2.Specificity: Precise Discrimination of Homologous Viruses with Strong Anti-Interference Capability
When detecting closely related pathogens such as Enterovirus 71 (EV71), Dengue virus type 2 (DENV-2), and Hantavirus (HTNV), the TCOD system showed no cross-reactivity (Figs. 5D-E). Even for SFTSV variants with 0-3 base mutations in the target gene, it still achieved stable detection (Figs. 5F-G), demonstrating high tolerance to viral mutations.

3.Clinical Value: 100% Concordance Validated by 52 Serum Samples
In the detection of 52 clinical serum samples, the TCOD system showed complete consistency with the "gold standard" qPCR (Fig. 6), accurately identifying all 43 positive samples and 9 negative samples. More importantly, no instruments are required after the reaction—positive (fluorescent) and negative samples can be visually distinguished with the naked eye under blue light illumination, perfectly adapting to the "point-of-care testing" scenarios in primary healthcare settings.

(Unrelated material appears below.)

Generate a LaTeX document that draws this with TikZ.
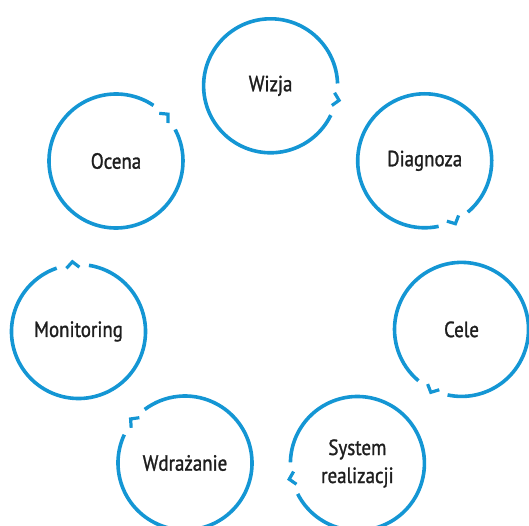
\documentclass[tikz,border=0pt]{standalone}
\usepackage{fontspec}
\setmainfont{PT Sans}[FakeStretch=0.86, FakeBold=1.2]
\usetikzlibrary{calc}

\definecolor{cycleblue}{RGB}{20,150,212}
\definecolor{labelgray}{RGB}{30,30,30}

\tikzset{
  stage/.style={circle, minimum size=134pt, inner sep=0pt, align=center, text=labelgray, font=\fontsize{22}{28}\selectfont},
  ring/.style={draw=cycleblue, line width=3.6pt},
  chevron/.style={draw=cycleblue, line width=3.2pt, line join=miter},
}

\begin{document}
\begin{tikzpicture}[x=1pt, y=1pt]
    \useasboundingbox (0,0) rectangle (529,525);

    \node[stage] (wizja) at (270.6,439.2) {Wizja};

    \node[stage] (diagnoza) at (424.7,364.2) {Diagnoza};

    \node[stage] (cele) at (461.5,195.6) {Cele};

    \node[stage] (system) at (357.4,61.5) {System\\realizacji};

    \node[stage] (wdrazanie) at (185,62) {Wdrażanie};

    \node[stage] (monitoring) at (78.5,193.5) {Monitoring};

    \node[stage] (ocena) at (116,364) {Ocena};

    % ring with a gap and a chevron pointing to the next stage
    \foreach \n/\a in {wizja/-12, diagnoza/-64, cele/-116, system/-167, wdrazanie/-219, monitoring/-265, ocena/42}{
      \draw[ring, shift={(\n.center)}] ({\a+14}:67pt) arc[start angle=\a+14, end angle=\a+346, radius=67pt];
      \draw[chevron, shift={(\n.center)}, rotate=\a] (64,6.5) -- (70,0) -- (64,-6.5);
    }

  \end{tikzpicture}
\end{document}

Key Support: Why Is Suzhou GenDx’s ERA Reagent the "Perfect Partner"?
The success of the TCOD system is inseparable from the stable support of its core component — the isothermal amplification ERA kit from Suzhou GenDx. Three key advantages of this reagent lay the foundation for the technological breakthrough:
It achieves sufficient target gene accumulation in just 20 minutes at 37℃, more efficient than traditional RPA (requiring over 30 minutes). This makes the 45-minute rapid detection feasible.
Through experiments, the team found that after removing the cleavage buffer inherent to AapCas12b, the ERA master mix can seamlessly coexist with CRISPR components in the same reaction system. No stepwise sample addition is needed, fundamentally reducing the risk of contamination.
The pre-mixed RNP complex retains over 70% of its activity within 2 weeks after lyophilization treatment. It facilitates long-distance transportation and storage in primary settings, solving the "preservation challenge" of point-of-care testing reagents.
Compared with traditional detection methods, the TCOD system, with advantages including "no need for complex instruments, 45-minute results, single-copy sensitivity, and visual interpretation", is expected to become a "powerful tool" for the early diagnosis and epidemiological surveillance of SFTSV. It is particularly suitable for primary settings such as CDCs and community hospitals. Meanwhile, the stable performance of Suzhou GenDx’s ERA reagent provides a reliable guarantee for the industrialization and promotion of this technology.